At the lowest level, this method is based on decision trees. Such a tree is a sequence of simple classification decisions based on range tests on the predictor data (in our case, the long-term data). It leads ultimately to a subclass (called a node, or “leaf”) where the value we want to predict is considered to be a known constant, and this known value is therefore taken as a prediction.
A tree is built by splitting the source set (short-term data + corresponding values from the long-term data), into subsets. The splitting is based on a set of defined splitting rules. This process is repeated on each derived subset in a recursive manner. The recursion is completed when the subset at a node has constant values of the target variables, or when splitting no longer adds value to the predictions.

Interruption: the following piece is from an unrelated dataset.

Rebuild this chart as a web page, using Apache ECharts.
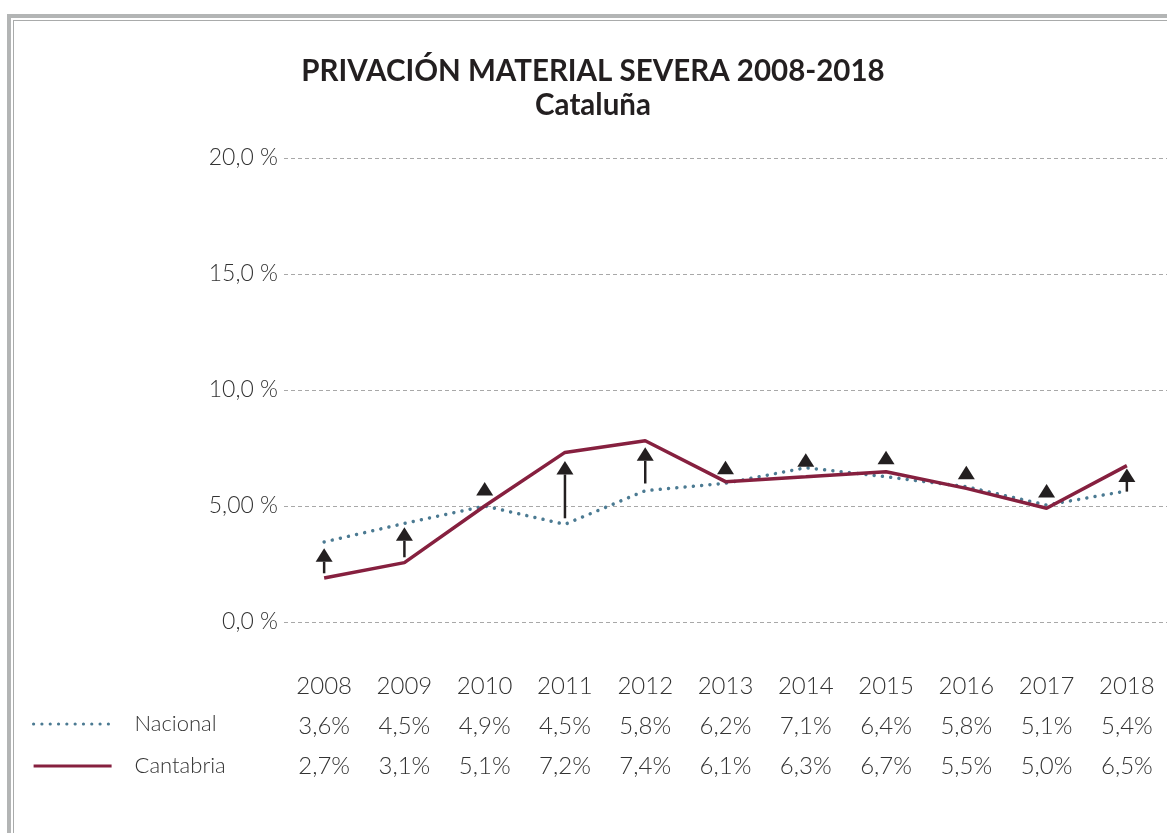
<!DOCTYPE html>
<html>
<head>
<meta charset="utf-8">
<script src="https://cdn.jsdelivr.net/npm/echarts@6/dist/echarts.min.js"></script>
<style>
  html, body { margin: 0; padding: 0; background: #fff; }
  #frameOuter { position: absolute; left: 7px; top: 14px; right: -10px; bottom: -10px;
    border-left: 4px solid #b3b5b5; border-top: 4px solid #b3b5b5; }
  #frameInner { position: absolute; left: 13px; top: 20px; right: -10px; bottom: -10px;
    border-left: 1.5px solid #a9abab; border-top: 1.5px solid #a9abab; }
  #chart { position: absolute; left: 0; top: 0; width: 1167px; height: 833px; }
</style>
</head>
<body>
<div id="frameOuter"></div>
<div id="frameInner"></div>
<div id="chart"></div>
<script>
// años
const years = ['2008', '2009', '2010', '2011', '2012', '2013', '2014', '2015', '2016', '2017', '2018'];
// valores dibujados
const nacional = [3.45, 4.25, 5.0, 4.21, 5.66, 5.98, 6.65, 6.26, 5.83, 5.04, 5.65];
const cantabria = [1.9, 2.56, 5.0, 7.31, 7.81, 6.05, 6.26, 6.48, 5.76, 4.9, 6.74];
// tabla de valores
const nacionalTxt = ['3,6%', '4,5%', '4,9%', '4,5%', '5,8%', '6,2%', '7,1%', '6,4%', '5,8%', '5,1%', '5,4%'];
const cantabriaTxt = ['2,7%', '3,1%', '5,1%', '7,2%', '7,4%', '6,1%', '6,3%', '6,7%', '5,5%', '5,0%', '6,5%'];
// flechas: punta y cola (null = solo triangulo)
const arrowTip = [3.18, 4.08, 6.03, 6.94, 7.53, 6.95, 7.27, 7.38, 6.74, 5.95, 6.62];
const arrowTail = [2.1, 2.79, null, 4.47, 5.97, null, null, null, null, null, 5.62];
// etiquetas eje y
const yTicks = { 0: '0,0 %', 5: '5,00 %', 10: '10,0 %', 15: '15,0 %', 20: '20,0 %' };

const FONT = 'Lato';
const chart = echarts.init(document.getElementById('chart'));

const arrowData = years.map((y, i) => [i, arrowTail[i] == null ? arrowTip[i] : arrowTail[i], arrowTip[i]]);

const option = {
  animation: false,
  title: {
    text: 'PRIVACIÓN MATERIAL SEVERA 2008-2018',
    subtext: 'Cataluña',
    left: 588,
    top: 51,
    textAlign: 'center',
    itemGap: 4,
    textStyle: { fontFamily: FONT, fontSize: 29.5, fontWeight: 'bold', color: '#231f20' },
    subtextStyle: { fontFamily: FONT, fontSize: 29.5, fontWeight: 'bold', color: '#231f20' },
  },
  legend: {
    orient: 'vertical',
    left: 27,
    top: 708,
    itemWidth: 78,
    itemHeight: 20,
    itemGap: 20,
    selectedMode: false,
    data: ['Nacional', 'Cantabria'],
    itemStyle: { opacity: 0 },
    lineStyle: { width: 3.2 },
    textStyle: { fontFamily: FONT, fontSize: 22, fontWeight: 300, color: '#333', lineHeight: 20, padding: [0, 0, 0, 18] },
  },
  grid: { left: 284, top: 158, width: 884, height: 464 },
  xAxis: {
    type: 'category',
    data: years,
    boundaryGap: true,
    axisLine: { show: false },
    axisTick: { show: false },
    splitLine: { show: false },
    axisLabel: {
      interval: 0,
      margin: 44,
      formatter: (value, idx) => `{t|${value}}\n{t|${nacionalTxt[idx]}}\n{t|${cantabriaTxt[idx]}}`,
      rich: {
        t: { fontFamily: FONT, fontSize: 24, fontWeight: 300, color: '#333', lineHeight: 40 },
      },
    },
  },
  yAxis: {
    type: 'value',
    min: 0,
    max: 20,
    interval: 5,
    axisLine: { show: false },
    axisTick: { show: false },
    axisLabel: {
      margin: 6,
      fontFamily: FONT,
      fontSize: 23,
      fontWeight: 300,
      color: '#333',
      formatter: v => yTicks[v],
    },
    splitLine: { lineStyle: { color: '#a8a8a8', type: [4, 3], width: 1 } },
  },
  series: [
    {
      name: 'Nacional',
      type: 'line',
      data: nacional,
      symbol: 'none',
      color: '#4b7a92',
      lineStyle: { color: '#4b7a92', width: 3.5, type: [0.01, 8.3], cap: 'round' },
      z: 3,
    },
    {
      name: 'Cantabria',
      type: 'line',
      data: cantabria,
      symbol: 'none',
      color: '#86203f',
      lineStyle: { color: '#86203f', width: 3.5 },
      z: 4,
    },
    {
      name: 'flechas',
      type: 'custom',
      data: arrowData,
      encode: { x: 0, y: 2 },
      z: 5,
      renderItem: (params, api) => {
        const tip = api.coord([api.value(0), api.value(2)]);
        const tail = api.coord([api.value(0), api.value(1)]);
        const headH = 13.5, headW = 8.5;
        const children = [{
          type: 'polygon',
          shape: { points: [[tip[0], tip[1]], [tip[0] - headW, tip[1] + headH], [tip[0] + headW, tip[1] + headH]] },
          style: { fill: '#231f20' },
        }];
        if (tail[1] > tip[1] + headH) {
          children.push({
            type: 'line',
            shape: { x1: tip[0], y1: tip[1] + headH, x2: tail[0], y2: tail[1] },
            style: { stroke: '#231f20', lineWidth: 2.5 },
          });
        }
        return { type: 'group', children };
      },
    },
  ],
};

chart.setOption(option);
</script>
</body>
</html>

To use such inexpensive but inaccurate models and make them into a highly accurate model, a method called “boosting” is needed. Put simply, boosting is a method of converting weak learners into strong learners. It will recursively build new trees while increasing the weights of the observations in the source set which were hard to classify. The final model becomes a combination of all the trees which were built, its predictions being a weighted sum of the tree predictions. In the case of Gradient Boosting, many tree models are trained in a gradual, additive and sequential manner.
Application to wind
The crucial point when applying XGBoost to MCP in the wind industry, is to carefully choose the model parameters and which wind characteristics should be used as inputs.
Thus the development of this tool mainly consisted in calibrating the algorithm, through tests. Depending on which wind charasteristic is being predicted, this calibration can vary widely.